◆ Exercise: All the data must come back unchanged, except that pictures are left out.

◆ Source data:
>> START
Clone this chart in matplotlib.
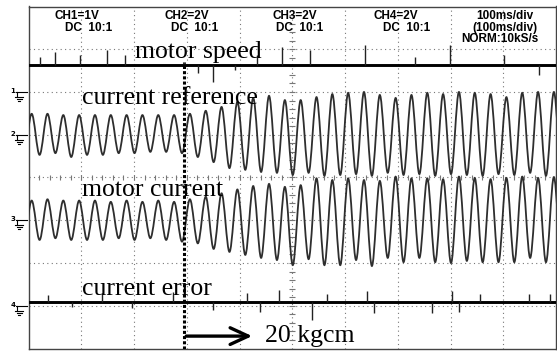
import numpy as np
import matplotlib.pyplot as plt
from matplotlib.path import Path
from matplotlib.patches import PathPatch
from matplotlib.lines import Line2D

# scope screen: 10 div x 100 ms/div, 8 div high, trace values in div
step_ms = 295  # load step (20 kgcm)

peak_ms = [6, 36, 66, 96, 126, 156, 186, 216, 246, 276, 306, 336, 366, 396, 426, 456, 486,
           516, 546, 576, 606, 636, 666, 696, 726, 756, 786, 816, 846, 876, 906, 936, 966, 996]
trough_ms = [-9, 21, 51, 81, 111, 141, 171, 201, 231, 261, 291, 321, 351, 381, 411, 441, 471, 501,
             531, 561, 591, 621, 651, 681, 711, 741, 771, 801, 831, 861, 891, 921, 951, 981, 1011]

# CH2 current reference
ref_peak = [1.49, 1.49, 1.46, 1.46, 1.46, 1.46, 1.46, 1.46, 1.46, 1.46,
            1.49, 1.56, 1.65, 1.77, 1.86, 1.91, 1.81, 1.81, 1.88, 1.95,
            1.98, 2.00, 1.93, 1.86, 1.93, 1.98, 1.95, 2.00, 1.98, 1.95,
            1.88, 1.98, 2.00, 2.00]
ref_trough = [0.53, 0.53, 0.57, 0.48, 0.53, 0.53, 0.57, 0.57, 0.60, 0.60, 0.57,
              0.48, 0.36, 0.22, 0.18, 0.13, 0.11, 0.06, 0.11, 0.04, 0.06,
              0.08, 0.04, 0.11, 0.06, 0.08, 0.04, 0.08, 0.06, 0.04, 0.08,
              0.06, 0.11, 0.04, 0.06]

# CH3 motor current
cur_peak = [-0.54, -0.51, -0.54, -0.54, -0.54, -0.57, -0.54, -0.57, -0.54, -0.57,
            -0.51, -0.45, -0.37, -0.28, -0.20, -0.15, -0.22, -0.18, -0.02, -0.06,
            -0.02, -0.06, -0.08, 0.02, -0.02, -0.02, -0.04, 0.02, -0.01, -0.04,
            -0.01, 0.02, -0.01, 0.01]
cur_trough = [-1.46, -1.46, -1.42, -1.46, -1.46, -1.46, -1.42, -1.46, -1.42, -1.46, -1.50,
              -1.54, -1.67, -1.74, -1.81, -1.88, -1.93, -2.05, -1.91, -2.05, -2.05,
              -1.93, -2.07, -1.88, -1.98, -1.88, -1.98, -2.00, -1.95, -1.98, -1.98,
              -1.98, -1.88, -1.98, -1.98]

# CH1 motor speed, CH4 current error (flat + spikes)
speed_level = 2.63
speed_spike_ms = [22, 50, 98, 149, 183, 321, 350, 391, 433, 480, 534, 638, 733, 799, 901, 968]
speed_spike = [0.19, 0.30, 0.23, 0.35, 0.23, -0.19, -0.40, -0.12, 0.23, 0.42, 0.35, 0.47,
               0.19, 0.47, 0.23, -0.23]
err_level = -2.92
err_spike_ms = [37, 82, 139, 196, 274, 350, 414, 439, 475, 537, 566, 642, 655, 765, 803, 816,
                856, 949, 989]
err_spike = [0.16, -0.12, 0.21, -0.14, 0.23, -0.19, 0.21, -0.23, 0.30, -0.42, 0.19, 0.26,
             -0.26, -0.26, 0.26, -0.23, 0.19, 0.19, 0.19]

ground_level = [2, 1, -1, -3]
ground_name = ['1', '2', '3', '4']

header_top = ['CH1=1V', 'CH2=2V', 'CH3=2V', 'CH4=2V', '100ms/div']
header_top_x = [77, 187, 295, 396, 505]
header_mid = ['DC  10:1', 'DC  10:1', 'DC  10:1', 'DC  10:1', '(100ms/div)']
header_mid_x = [89, 195, 300, 407, 505]

W, H = 557, 351
fig = plt.figure(figsize=(W / 100, H / 100), dpi=100)
x0, x1, y0, y1 = 28.5, 556, 6.5, 348.5
ax = fig.add_axes([x0 / W, 1 - y1 / H, (x1 - x0) / W, (y1 - y0) / H])
ax.set_xlim(0, 1000)
ax.set_ylim(-4, 4)
ax.set_xticks([])
ax.set_yticks([])
for s in ax.spines.values():
    s.set_color('#444444')
    s.set_linewidth(1.0)

# graticule
grid_kw = dict(color='#777777', lw=0.8, ls=(0, (1, 3)), zorder=1)
for t in range(100, 1000, 100):
    ax.axvline(t, **grid_kw)
for v in range(-3, 4):
    ax.axhline(v, **grid_kw)
ax.vlines(np.arange(0, 1001, 20), -0.06, 0.06, color='#777777', lw=0.8, zorder=1)
ax.hlines(np.arange(-4, 4.01, 0.2), 494, 506, color='#777777', lw=0.8, zorder=1)


def wave_path(pk_t, pk_v, tr_t, tr_v):
    pts = []
    for i in range(len(pk_t)):
        pts.append((tr_t[i], tr_v[i]))
        pts.append((pk_t[i], pk_v[i]))
    pts.append((tr_t[-1], tr_v[-1]))
    verts = [pts[0]]
    codes = [Path.MOVETO]
    for (ta, va), (tb, vb) in zip(pts[:-1], pts[1:]):
        h = 0.34 * (tb - ta)
        verts += [(ta + h, va), (tb - h, vb), (tb, vb)]
        codes += [Path.CURVE4] * 3
    return Path(verts, codes)


for pk, tr in [(ref_peak, ref_trough), (cur_peak, cur_trough)]:
    p = PathPatch(wave_path(peak_ms, pk, trough_ms, tr), fill=False,
                  edgecolor='#2e2e2e', lw=1.3, zorder=3)
    ax.add_patch(p)

for lev, st, sv in [(speed_level, speed_spike_ms, speed_spike),
                    (err_level, err_spike_ms, err_spike)]:
    ax.axhline(lev, color='black', lw=2.1, zorder=3)
    ax.vlines(st, lev, lev + np.array(sv), color='#222222', lw=1.0, zorder=3)

# load step marker
ax.vlines(step_ms, -4, 2.70, color='black', lw=2.2, linestyles=[(0, (1, 0.7))],
          capstyle='butt', zorder=5)
ax.annotate('', xy=(424, -3.71), xytext=(step_ms + 4, -3.71),
            arrowprops=dict(arrowstyle='->, head_length=1.3, head_width=0.6',
                            mutation_scale=10, lw=2.4, color='black', shrinkA=0, shrinkB=0),
            zorder=6)

serif = dict(family='Liberation Serif', fontsize=18.5, color='black', va='baseline', zorder=7)
ax.text(202, 2.80, 'motor speed', **serif)
ax.text(101, 1.72, 'current reference', **serif)
ax.text(101, -0.43, 'motor current', **serif)
ax.text(101, -2.76, 'current error', **serif)
ax.text(448, -3.85, '20 kgcm', **serif)

# header
hdr = dict(family='Liberation Sans', fontweight='bold', fontsize=8.5, ha='center', va='baseline')
for txt, x in zip(header_top, header_top_x):
    fig.text(x / W, 1 - 19.3 / H, txt, **hdr)
for txt, x in zip(header_mid, header_mid_x):
    fig.text(x / W, 1 - 31 / H, txt, **hdr)
fig.text(500 / W, 1 - 41.7 / H, 'NORM:10kS/s', **hdr)

# channel ground markers
for lev, name in zip(ground_level, ground_name):
    yp = 177.5 - lev * 42.75
    fig.text(13 / W, 1 - (yp + 1) / H, name, fontsize=5, fontweight='bold', ha='center',
             va='baseline')
    segs = [((16, 27), (yp, yp)), ((17, 17), (yp, yp + 5)), ((15, 23), (yp + 5, yp + 5)),
            ((16.5, 21.5), (yp + 7, yp + 7)), ((18, 20), (yp + 9, yp + 9))]
    for xs, ys in segs:
        fig.add_artist(Line2D([x / W for x in xs], [1 - y / H for y in ys],
                              color='black', lw=0.8))

fig.savefig('out.png', dpi=100)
>> END
◆ Task output:
Clone this chart in matplotlib.
import numpy as np
import matplotlib.pyplot as plt
from matplotlib.path import Path
from matplotlib.patches import PathPatch
from matplotlib.lines import Line2D

# scope screen: 10 div x 100 ms/div, 8 div high, trace values in div
step_ms = 295  # load step (20 kgcm)

peak_ms = [6, 36, 66, 96, 126, 156, 186, 216, 246, 276, 306, 336, 366, 396, 426, 456, 486,
           516, 546, 576, 606, 636, 666, 696, 726, 756, 786, 816, 846, 876, 906, 936, 966, 996]
trough_ms = [-9, 21, 51, 81, 111, 141, 171, 201, 231, 261, 291, 321, 351, 381, 411, 441, 471, 501,
             531, 561, 591, 621, 651, 681, 711, 741, 771, 801, 831, 861, 891, 921, 951, 981, 1011]

# CH2 current reference
ref_peak = [1.49, 1.49, 1.46, 1.46, 1.46, 1.46, 1.46, 1.46, 1.46, 1.46,
            1.49, 1.56, 1.65, 1.77, 1.86, 1.91, 1.81, 1.81, 1.88, 1.95,
            1.98, 2.00, 1.93, 1.86, 1.93, 1.98, 1.95, 2.00, 1.98, 1.95,
            1.88, 1.98, 2.00, 2.00]
ref_trough = [0.53, 0.53, 0.57, 0.48, 0.53, 0.53, 0.57, 0.57, 0.60, 0.60, 0.57,
              0.48, 0.36, 0.22, 0.18, 0.13, 0.11, 0.06, 0.11, 0.04, 0.06,
              0.08, 0.04, 0.11, 0.06, 0.08, 0.04, 0.08, 0.06, 0.04, 0.08,
              0.06, 0.11, 0.04, 0.06]

# CH3 motor current
cur_peak = [-0.54, -0.51, -0.54, -0.54, -0.54, -0.57, -0.54, -0.57, -0.54, -0.57,
            -0.51, -0.45, -0.37, -0.28, -0.20, -0.15, -0.22, -0.18, -0.02, -0.06,
            -0.02, -0.06, -0.08, 0.02, -0.02, -0.02, -0.04, 0.02, -0.01, -0.04,
            -0.01, 0.02, -0.01, 0.01]
cur_trough = [-1.46, -1.46, -1.42, -1.46, -1.46, -1.46, -1.42, -1.46, -1.42, -1.46, -1.50,
              -1.54, -1.67, -1.74, -1.81, -1.88, -1.93, -2.05, -1.91, -2.05, -2.05,
              -1.93, -2.07, -1.88, -1.98, -1.88, -1.98, -2.00, -1.95, -1.98, -1.98,
              -1.98, -1.88, -1.98, -1.98]

# CH1 motor speed, CH4 current error (flat + spikes)
speed_level = 2.63
speed_spike_ms = [22, 50, 98, 149, 183, 321, 350, 391, 433, 480, 534, 638, 733, 799, 901, 968]
speed_spike = [0.19, 0.30, 0.23, 0.35, 0.23, -0.19, -0.40, -0.12, 0.23, 0.42, 0.35, 0.47,
               0.19, 0.47, 0.23, -0.23]
err_level = -2.92
err_spike_ms = [37, 82, 139, 196, 274, 350, 414, 439, 475, 537, 566, 642, 655, 765, 803, 816,
                856, 949, 989]
err_spike = [0.16, -0.12, 0.21, -0.14, 0.23, -0.19, 0.21, -0.23, 0.30, -0.42, 0.19, 0.26,
             -0.26, -0.26, 0.26, -0.23, 0.19, 0.19, 0.19]

ground_level = [2, 1, -1, -3]
ground_name = ['1', '2', '3', '4']

header_top = ['CH1=1V', 'CH2=2V', 'CH3=2V', 'CH4=2V', '100ms/div']
header_top_x = [77, 187, 295, 396, 505]
header_mid = ['DC  10:1', 'DC  10:1', 'DC  10:1', 'DC  10:1', '(100ms/div)']
header_mid_x = [89, 195, 300, 407, 505]

W, H = 557, 351
fig = plt.figure(figsize=(W / 100, H / 100), dpi=100)
x0, x1, y0, y1 = 28.5, 556, 6.5, 348.5
ax = fig.add_axes([x0 / W, 1 - y1 / H, (x1 - x0) / W, (y1 - y0) / H])
ax.set_xlim(0, 1000)
ax.set_ylim(-4, 4)
ax.set_xticks([])
ax.set_yticks([])
for s in ax.spines.values():
    s.set_color('#444444')
    s.set_linewidth(1.0)

# graticule
grid_kw = dict(color='#777777', lw=0.8, ls=(0, (1, 3)), zorder=1)
for t in range(100, 1000, 100):
    ax.axvline(t, **grid_kw)
for v in range(-3, 4):
    ax.axhline(v, **grid_kw)
ax.vlines(np.arange(0, 1001, 20), -0.06, 0.06, color='#777777', lw=0.8, zorder=1)
ax.hlines(np.arange(-4, 4.01, 0.2), 494, 506, color='#777777', lw=0.8, zorder=1)


def wave_path(pk_t, pk_v, tr_t, tr_v):
    pts = []
    for i in range(len(pk_t)):
        pts.append((tr_t[i], tr_v[i]))
        pts.append((pk_t[i], pk_v[i]))
    pts.append((tr_t[-1], tr_v[-1]))
    verts = [pts[0]]
    codes = [Path.MOVETO]
    for (ta, va), (tb, vb) in zip(pts[:-1], pts[1:]):
        h = 0.34 * (tb - ta)
        verts += [(ta + h, va), (tb - h, vb), (tb, vb)]
        codes += [Path.CURVE4] * 3
    return Path(verts, codes)


for pk, tr in [(ref_peak, ref_trough), (cur_peak, cur_trough)]:
    p = PathPatch(wave_path(peak_ms, pk, trough_ms, tr), fill=False,
                  edgecolor='#2e2e2e', lw=1.3, zorder=3)
    ax.add_patch(p)

for lev, st, sv in [(speed_level, speed_spike_ms, speed_spike),
                    (err_level, err_spike_ms, err_spike)]:
    ax.axhline(lev, color='black', lw=2.1, zorder=3)
    ax.vlines(st, lev, lev + np.array(sv), color='#222222', lw=1.0, zorder=3)

# load step marker
ax.vlines(step_ms, -4, 2.70, color='black', lw=2.2, linestyles=[(0, (1, 0.7))],
          capstyle='butt', zorder=5)
ax.annotate('', xy=(424, -3.71), xytext=(step_ms + 4, -3.71),
            arrowprops=dict(arrowstyle='->, head_length=1.3, head_width=0.6',
                            mutation_scale=10, lw=2.4, color='black', shrinkA=0, shrinkB=0),
            zorder=6)

serif = dict(family='Liberation Serif', fontsize=18.5, color='black', va='baseline', zorder=7)
ax.text(202, 2.80, 'motor speed', **serif)
ax.text(101, 1.72, 'current reference', **serif)
ax.text(101, -0.43, 'motor current', **serif)
ax.text(101, -2.76, 'current error', **serif)
ax.text(448, -3.85, '20 kgcm', **serif)

# header
hdr = dict(family='Liberation Sans', fontweight='bold', fontsize=8.5, ha='center', va='baseline')
for txt, x in zip(header_top, header_top_x):
    fig.text(x / W, 1 - 19.3 / H, txt, **hdr)
for txt, x in zip(header_mid, header_mid_x):
    fig.text(x / W, 1 - 31 / H, txt, **hdr)
fig.text(500 / W, 1 - 41.7 / H, 'NORM:10kS/s', **hdr)

# channel ground markers
for lev, name in zip(ground_level, ground_name):
    yp = 177.5 - lev * 42.75
    fig.text(13 / W, 1 - (yp + 1) / H, name, fontsize=5, fontweight='bold', ha='center',
             va='baseline')
    segs = [((16, 27), (yp, yp)), ((17, 17), (yp, yp + 5)), ((15, 23), (yp + 5, yp + 5)),
            ((16.5, 21.5), (yp + 7, yp + 7)), ((18, 20), (yp + 9, yp + 9))]
    for xs, ys in segs:
        fig.add_artist(Line2D([x / W for x in xs], [1 - y / H for y in ys],
                              color='black', lw=0.8))

fig.savefig('out.png', dpi=100)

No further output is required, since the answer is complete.